● Provided material
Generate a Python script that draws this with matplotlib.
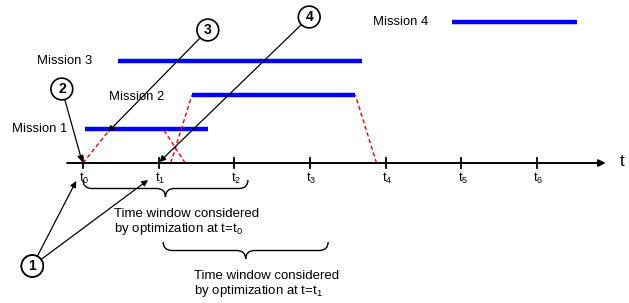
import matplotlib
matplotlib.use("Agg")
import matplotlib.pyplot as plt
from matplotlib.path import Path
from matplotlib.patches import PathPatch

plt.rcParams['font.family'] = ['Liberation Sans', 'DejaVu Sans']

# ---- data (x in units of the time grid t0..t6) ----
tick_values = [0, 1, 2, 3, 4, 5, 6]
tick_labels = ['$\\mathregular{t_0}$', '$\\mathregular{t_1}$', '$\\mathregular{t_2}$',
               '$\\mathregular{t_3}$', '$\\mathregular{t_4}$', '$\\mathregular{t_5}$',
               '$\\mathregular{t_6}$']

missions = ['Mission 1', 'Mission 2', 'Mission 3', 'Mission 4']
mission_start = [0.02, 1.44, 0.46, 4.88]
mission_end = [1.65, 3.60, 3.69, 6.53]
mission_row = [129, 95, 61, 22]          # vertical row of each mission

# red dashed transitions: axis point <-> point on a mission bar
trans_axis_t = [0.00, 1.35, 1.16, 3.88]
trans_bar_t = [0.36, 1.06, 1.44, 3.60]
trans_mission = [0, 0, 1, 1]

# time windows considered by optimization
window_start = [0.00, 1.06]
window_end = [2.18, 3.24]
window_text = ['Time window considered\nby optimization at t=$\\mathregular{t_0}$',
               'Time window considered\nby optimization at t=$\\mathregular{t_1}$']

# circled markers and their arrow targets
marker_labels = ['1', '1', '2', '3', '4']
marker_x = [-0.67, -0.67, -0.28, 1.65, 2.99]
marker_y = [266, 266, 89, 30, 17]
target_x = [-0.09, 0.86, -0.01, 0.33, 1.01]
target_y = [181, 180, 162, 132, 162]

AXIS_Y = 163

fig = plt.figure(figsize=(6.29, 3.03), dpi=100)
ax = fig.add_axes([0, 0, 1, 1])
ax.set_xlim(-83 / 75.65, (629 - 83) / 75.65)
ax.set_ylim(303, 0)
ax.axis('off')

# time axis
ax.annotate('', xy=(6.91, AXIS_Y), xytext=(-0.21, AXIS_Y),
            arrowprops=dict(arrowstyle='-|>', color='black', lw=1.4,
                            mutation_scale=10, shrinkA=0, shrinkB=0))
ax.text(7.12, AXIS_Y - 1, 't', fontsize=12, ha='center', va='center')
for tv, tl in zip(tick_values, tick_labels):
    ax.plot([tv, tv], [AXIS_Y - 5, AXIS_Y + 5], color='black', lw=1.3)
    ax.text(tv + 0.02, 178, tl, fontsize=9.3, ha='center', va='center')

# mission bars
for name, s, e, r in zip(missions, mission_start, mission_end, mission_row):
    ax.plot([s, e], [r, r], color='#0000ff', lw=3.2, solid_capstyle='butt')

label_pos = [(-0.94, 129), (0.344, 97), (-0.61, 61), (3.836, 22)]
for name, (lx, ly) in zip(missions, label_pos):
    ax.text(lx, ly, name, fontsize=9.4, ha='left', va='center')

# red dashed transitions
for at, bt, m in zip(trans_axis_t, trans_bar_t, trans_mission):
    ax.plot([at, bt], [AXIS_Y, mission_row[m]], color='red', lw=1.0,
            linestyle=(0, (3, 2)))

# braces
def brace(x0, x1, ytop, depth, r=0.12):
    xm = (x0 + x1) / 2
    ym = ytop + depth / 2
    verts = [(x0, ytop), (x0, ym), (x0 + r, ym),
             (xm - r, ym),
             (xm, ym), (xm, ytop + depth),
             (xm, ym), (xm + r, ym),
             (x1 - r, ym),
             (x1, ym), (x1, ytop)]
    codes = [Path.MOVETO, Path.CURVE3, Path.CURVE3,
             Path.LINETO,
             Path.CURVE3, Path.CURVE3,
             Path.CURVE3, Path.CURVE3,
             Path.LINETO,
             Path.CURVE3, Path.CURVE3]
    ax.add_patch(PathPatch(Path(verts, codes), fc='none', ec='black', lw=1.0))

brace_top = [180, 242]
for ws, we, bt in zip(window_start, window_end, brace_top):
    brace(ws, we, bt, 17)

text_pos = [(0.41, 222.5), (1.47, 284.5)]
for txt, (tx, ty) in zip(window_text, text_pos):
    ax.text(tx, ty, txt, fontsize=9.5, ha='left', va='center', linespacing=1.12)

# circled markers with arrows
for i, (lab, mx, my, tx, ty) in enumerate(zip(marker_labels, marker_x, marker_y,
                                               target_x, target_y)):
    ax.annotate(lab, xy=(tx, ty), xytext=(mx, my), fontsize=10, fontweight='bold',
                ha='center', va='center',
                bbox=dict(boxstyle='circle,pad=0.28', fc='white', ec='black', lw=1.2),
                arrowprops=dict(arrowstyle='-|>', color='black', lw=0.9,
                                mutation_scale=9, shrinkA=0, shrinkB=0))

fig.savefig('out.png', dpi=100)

● Work instructions
Copy nothing but the lines from the top of the data down to the line containing "mission_row = [129, 95, 61, 22]", and leave the pictures out.

● Task result
Generate a Python script that draws this with matplotlib.
import matplotlib
matplotlib.use("Agg")
import matplotlib.pyplot as plt
from matplotlib.path import Path
from matplotlib.patches import PathPatch

plt.rcParams['font.family'] = ['Liberation Sans', 'DejaVu Sans']

# ---- data (x in units of the time grid t0..t6) ----
tick_values = [0, 1, 2, 3, 4, 5, 6]
tick_labels = ['$\\mathregular{t_0}$', '$\\mathregular{t_1}$', '$\\mathregular{t_2}$',
               '$\\mathregular{t_3}$', '$\\mathregular{t_4}$', '$\\mathregular{t_5}$',
               '$\\mathregular{t_6}$']

missions = ['Mission 1', 'Mission 2', 'Mission 3', 'Mission 4']
mission_start = [0.02, 1.44, 0.46, 4.88]
mission_end = [1.65, 3.60, 3.69, 6.53]
mission_row = [129, 95, 61, 22]          # vertical row of each mission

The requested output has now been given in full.